Sie begann, das Tageslicht zu lieben, die Sonne

Sie gab ihren Anteil am „Clash“ auf und begab sich in ein stationäres Therapieprogramm. Sie rief Bela an und gab Bescheid, dass sie leider nicht zum nächsten Ärzte-Konzert kommen könne.

Sie schaffte es, sie wurde clean, es war der Beginn ihres dritten Lebens mit neuer Freude, neuem Spaß. An Dingen, die man bei Dada vorher nicht für möglich gehalten hätte. Sie begann, das Tageslicht zu lieben, die Sonne. Sie lernte Radfahren. Sie lernte schwimmen, sie ging mit ihren Freundinnen ins Prinzenbad. Der Lärm, die nackten Füße, Badelatschen, spärlich bekleidete Körper, das Sonnenlicht – wie absurd ihr das zuvor erschienen wäre. Jetzt war es wie ein Rausch ohne Alkohol und Drogen.

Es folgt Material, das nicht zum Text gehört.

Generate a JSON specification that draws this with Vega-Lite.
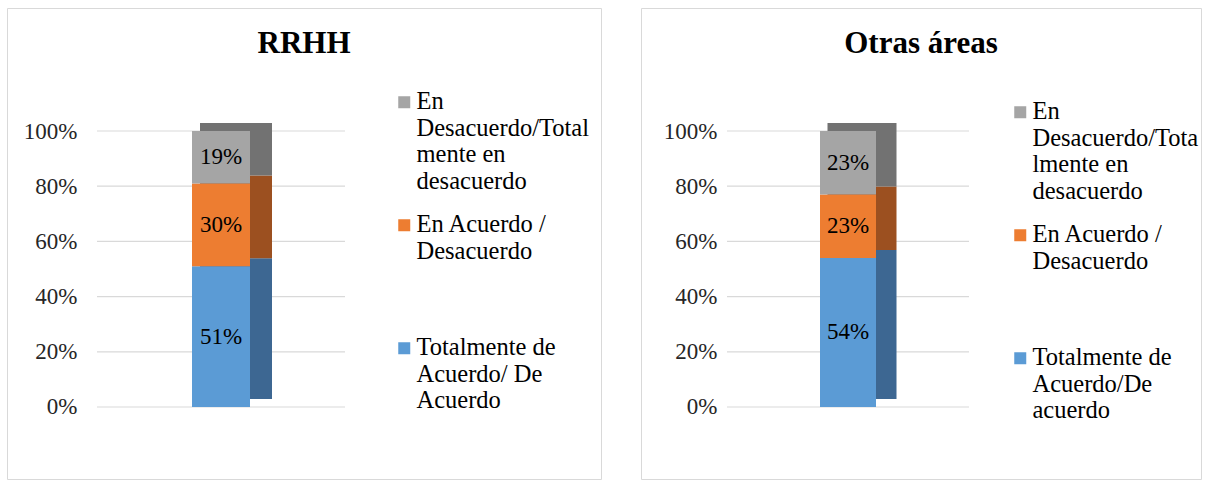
{
  "$schema": "https://vega.github.io/schema/vega-lite/v6.json",
  "background": "white",
  "padding": {"left": 6, "top": 7, "right": 3, "bottom": 2},
  "spacing": 38,
  "config": {
    "font": "Liberation Serif",
    "view": {"stroke": "#d9d9d9", "strokeWidth": 1},
    "axisY": {"domain": false, "ticks": false, "grid": false, "labelFont": "Liberation Serif", "labelFontSize": 23, "labelColor": "#262626", "offset": -76, "labelPadding": 0},
    "legend": {"orient": "none", "padding": 0, "labelFont": "Liberation Serif", "labelFontSize": 24.5, "labelColor": "#000000", "labelLimit": 400, "symbolType": "square", "symbolSize": 144, "symbolStrokeWidth": 0, "labelOffset": 0, "rowPadding": 18, "title": null},
    "title": {"font": "Liberation Serif", "fontSize": 31, "fontWeight": "bold", "color": "#000000", "anchor": "middle"}
  },
  "hconcat": [
    {
      "width": 594,
      "height": 471,
      "title": {"text": "RRHH", "offset": -52},
      "data": {"values": [
        {"area": "RRHH", "cat": "Totalmente de Acuerdo/ De Acuerdo", "orden": 1, "value": 0.51},
        {"area": "RRHH", "cat": "En Acuerdo / Desacuerdo", "orden": 2, "value": 0.30},
        {"area": "RRHH", "cat": "En Desacuerdo/Totalmente en desacuerdo", "orden": 3, "value": 0.19}
      ]},
      "layer": [
        {
          "data": {"values": [{"v": 0}, {"v": 0.2}, {"v": 0.4}, {"v": 0.6}, {"v": 0.8}, {"v": 1}]},
          "mark": {"type": "rule", "color": "#d9d9d9", "strokeWidth": 1.2},
          "encoding": {
            "y": {"field": "v", "type": "quantitative", "scale": {"domain": [-0.2609, 1.4457], "nice": false, "zero": false}, "axis": {"values": [0, 0.2, 0.4, 0.6, 0.8, 1], "format": ".0%", "title": null, "offset": -70}},
            "x": {"datum": "a", "type": "nominal", "scale": {"type": "point", "domain": ["a", "RRHH", "b"], "padding": 0, "range": [90, 338]}, "axis": null},
            "x2": {"datum": "b"}
          }
        },
        {
          "transform": [{"stack": "value", "groupby": ["area"], "sort": [{"field": "orden"}], "as": ["y0", "y1"]}],
          "mark": {"type": "bar", "width": 72, "xOffset": 15, "yOffset": -8, "y2Offset": -8},
          "encoding": {
            "x": {"field": "area", "type": "nominal", "axis": null},
            "y": {"field": "y0", "type": "quantitative", "axis": {"values": [0, 0.2, 0.4, 0.6, 0.8, 1], "format": ".0%", "title": null, "offset": -70}},
            "y2": {"field": "y1"},
            "color": {"field": "cat", "type": "nominal", "scale": {"domain": ["En Desacuerdo/Totalmente en desacuerdo", "En Acuerdo / Desacuerdo", "Totalmente de Acuerdo/ De Acuerdo"], "range": ["#727272", "#9c5020", "#3d6792"]}, "legend": null}
          }
        },
        {
          "transform": [{"stack": "value", "groupby": ["area"], "sort": [{"field": "orden"}], "as": ["y0", "y1"]}],
          "mark": {"type": "bar", "width": 58},
          "encoding": {
            "x": {"field": "area", "type": "nominal", "axis": null},
            "y": {"field": "y0", "type": "quantitative", "axis": {"values": [0, 0.2, 0.4, 0.6, 0.8, 1], "format": ".0%", "title": null, "offset": -70}},
            "y2": {"field": "y1"},
            "color": {"field": "cat", "type": "nominal", "scale": {"domain": ["En Desacuerdo/Totalmente en desacuerdo", "En Acuerdo / Desacuerdo", "Totalmente de Acuerdo/ De Acuerdo"], "range": ["#a5a5a5", "#ed7d31", "#5b9bd5"]},
              "legend": {"legendX": 385, "legendY": 82, "labelExpr": "datum.label == 'Totalmente de Acuerdo/ De Acuerdo' ? ['Totalmente de', 'Acuerdo/ De', 'Acuerdo'] : datum.label == 'En Acuerdo / Desacuerdo' ? ['En Acuerdo /', 'Desacuerdo', '', ''] : ['En', 'Desacuerdo/Total', 'mente en', 'desacuerdo']"}}
          }
        },
        {
          "transform": [
            {"stack": "value", "groupby": ["area"], "sort": [{"field": "orden"}], "as": ["y0", "y1"]},
            {"calculate": "(datum.y0 + datum.y1) / 2", "as": "mid"}
          ],
          "mark": {"type": "text", "font": "Liberation Serif", "fontSize": 23, "color": "#000000"},
          "encoding": {
            "x": {"field": "area", "type": "nominal", "axis": null},
            "y": {"field": "mid", "type": "quantitative", "axis": {"values": [0, 0.2, 0.4, 0.6, 0.8, 1], "format": ".0%", "title": null, "offset": -70}},
            "text": {"field": "value", "type": "quantitative", "format": ".0%"}
          }
        }
      ],
      "resolve": {"scale": {"color": "independent"}}
    },
    {
      "width": 560,
      "height": 471,
      "title": {"text": "Otras áreas", "offset": -52},
      "data": {"values": [
        {"area": "Otras áreas", "cat": "Totalmente de Acuerdo/De acuerdo", "orden": 1, "value": 0.54},
        {"area": "Otras áreas", "cat": "En Acuerdo / Desacuerdo", "orden": 2, "value": 0.23},
        {"area": "Otras áreas", "cat": "En Desacuerdo/Totalmente en desacuerdo", "orden": 3, "value": 0.23}
      ]},
      "layer": [
        {
          "data": {"values": [{"v": 0}, {"v": 0.2}, {"v": 0.4}, {"v": 0.6}, {"v": 0.8}, {"v": 1}]},
          "mark": {"type": "rule", "color": "#d9d9d9", "strokeWidth": 1.2},
          "encoding": {
            "y": {"field": "v", "type": "quantitative", "scale": {"domain": [-0.2609, 1.4457], "nice": false, "zero": false}, "axis": {"values": [0, 0.2, 0.4, 0.6, 0.8, 1], "format": ".0%", "title": null}},
            "x": {"datum": "a", "type": "nominal", "scale": {"type": "point", "domain": ["a", "Otras áreas", "b"], "padding": 0, "range": [86, 328]}, "axis": null},
            "x2": {"datum": "b"}
          }
        },
        {
          "transform": [{"stack": "value", "groupby": ["area"], "sort": [{"field": "orden"}], "as": ["y0", "y1"]}],
          "mark": {"type": "bar", "width": 69, "xOffset": 14, "yOffset": -8, "y2Offset": -8},
          "encoding": {
            "x": {"field": "area", "type": "nominal", "axis": null},
            "y": {"field": "y0", "type": "quantitative", "axis": {"values": [0, 0.2, 0.4, 0.6, 0.8, 1], "format": ".0%", "title": null}},
            "y2": {"field": "y1"},
            "color": {"field": "cat", "type": "nominal", "scale": {"domain": ["En Desacuerdo/Totalmente en desacuerdo", "En Acuerdo / Desacuerdo", "Totalmente de Acuerdo/De acuerdo"], "range": ["#727272", "#9c5020", "#3d6792"]}, "legend": null}
          }
        },
        {
          "transform": [{"stack": "value", "groupby": ["area"], "sort": [{"field": "orden"}], "as": ["y0", "y1"]}],
          "mark": {"type": "bar", "width": 56},
          "encoding": {
            "x": {"field": "area", "type": "nominal", "axis": null},
            "y": {"field": "y0", "type": "quantitative", "axis": {"values": [0, 0.2, 0.4, 0.6, 0.8, 1], "format": ".0%", "title": null}},
            "y2": {"field": "y1"},
            "color": {"field": "cat", "type": "nominal", "scale": {"domain": ["En Desacuerdo/Totalmente en desacuerdo", "En Acuerdo / Desacuerdo", "Totalmente de Acuerdo/De acuerdo"], "range": ["#a5a5a5", "#ed7d31", "#5b9bd5"]},
              "legend": {"legendX": 367, "legendY": 92, "labelExpr": "datum.label == 'Totalmente de Acuerdo/De acuerdo' ? ['Totalmente de', 'Acuerdo/De', 'acuerdo'] : datum.label == 'En Acuerdo / Desacuerdo' ? ['En Acuerdo /', 'Desacuerdo', '', ''] : ['En', 'Desacuerdo/Tota', 'lmente en', 'desacuerdo']"}}
          }
        },
        {
          "transform": [
            {"stack": "value", "groupby": ["area"], "sort": [{"field": "orden"}], "as": ["y0", "y1"]},
            {"calculate": "(datum.y0 + datum.y1) / 2", "as": "mid"}
          ],
          "mark": {"type": "text", "font": "Liberation Serif", "fontSize": 23, "color": "#000000"},
          "encoding": {
            "x": {"field": "area", "type": "nominal", "axis": null},
            "y": {"field": "mid", "type": "quantitative", "axis": {"values": [0, 0.2, 0.4, 0.6, 0.8, 1], "format": ".0%", "title": null}},
            "text": {"field": "value", "type": "quantitative", "format": ".0%"}
          }
        }
      ],
      "resolve": {"scale": {"color": "independent"}}
    }
  ],
  "resolve": {"scale": {"color": "independent", "x": "independent", "y": "independent"}}
}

Ein weiteres großes Abenteuer: Kuchen essen mit der Weiberclique in der Lebensmittelabteilung des KaDeWe. Oder unterm blauen Himmel im Garten neben einer Freundin im Liegestuhl abhängen. Oder im Garten arbeiten. Oder kochen. Und natürlich immer wieder lachen – ihr ansteckendes Lachen mochten alle an ihr und nahmen dafür auch ihre anstrengenden Seiten in Kauf, ihr Gemecker, ihre Zornesausbrüche. Das gab es alles immer noch. Wenn eine Freundin die falschen Klamotten trug, oder wenn Borussia Dortmund falsch gespielt hatte. Dada machte nie einen Hehl aus ihren Gedanken und Gefühlen, darauf war Verlass.

Dass sie ihren 50. Geburtstag erleben würde, hatte sie lange nicht für möglich gehalten. Jetzt freute sie sich drauf und wollte es noch mal richtig knallen lassen. Ihre Musikerfreunde sollten rocken, „TV Smith“ sollte auftreten. Aber ob das überhaupt lustig werden könnte, so ganz ohne Alkohol? Deshalb war sie ja auch schon nicht zur Meisterfeier nach Dortmund gefahren. War nicht überhaupt alles lustiger damals, mit Alkohol?

Nur nicht zum Arzt gehen - die Angst vor der üblen Diagnose

Die große Feier zum 50. ließ sie ausfallen, wurde sich aber auch darüber klar, dass ihr drittes Leben so übel auch nicht war. Zum Geburtstag kamen sie dann doch alle in die Milchbar, wo Dada inzwischen wieder arbeitete, brachten Geschenke und Kuchen und umarmten sie.

Dieses Leben wollte sie noch lange genießen, dachte Dada, Radfahren, Schwimmen, Kuchen backen, vielleicht wieder zum Heavy-Metal-Festival nach Sachsen fahren. Nur nicht zum Arzt gehen, die Furcht vor einer üblen Diagnose blieb ihr erhalten. Und die kam dann auch: Bauchspeicheldrüsenkrebs.

Sie überwarf sich dann auch noch mit ihrem neuen Chef, der in der Milchbar keine Spiele von Borussia Dortmund mehr zeigen wollte. Überhaupt war alles schlimm, die Krankheit, ihre Leibesfülle, die kaputten Zähne. „Schau mich an, was ist aus mir geworden?“

Die Folgen einer schweren Operation hat Dada nicht überlebt.

Eine Woche nach ihrem Tod spielte Bela B. bei einem großen Konzert „für meine älteste Freundin Dada“ seinen Song „Letzter Tag“.

500 kamen zur Beerdigung auf den alten St.-Matthäus-Friedhof in Schöneberg, ein bunter Haufen ganz in Schwarz, nur ein bisschen Gelb dazwischen wegen Borussia Dortmund. Musik von den „Dead Kennedys“ und Marla Glen, die mochte Dada auch. Immer mal wieder zog einer verstohlen einen Flachmann aus der Tasche und reichte ihn weiter. Wie soll man das alles sonst ertragen?

Hätte Dada laut geschimpft darüber? Hätte sie gelacht?

Alle jedenfalls wünschten sich, dass sie, die sich immer ungeliebt gefühlt hatte, jetzt sehen würde, von wo auch immer, wie sehr sie sich geirrt hatte. Wie sehr sie fehlte.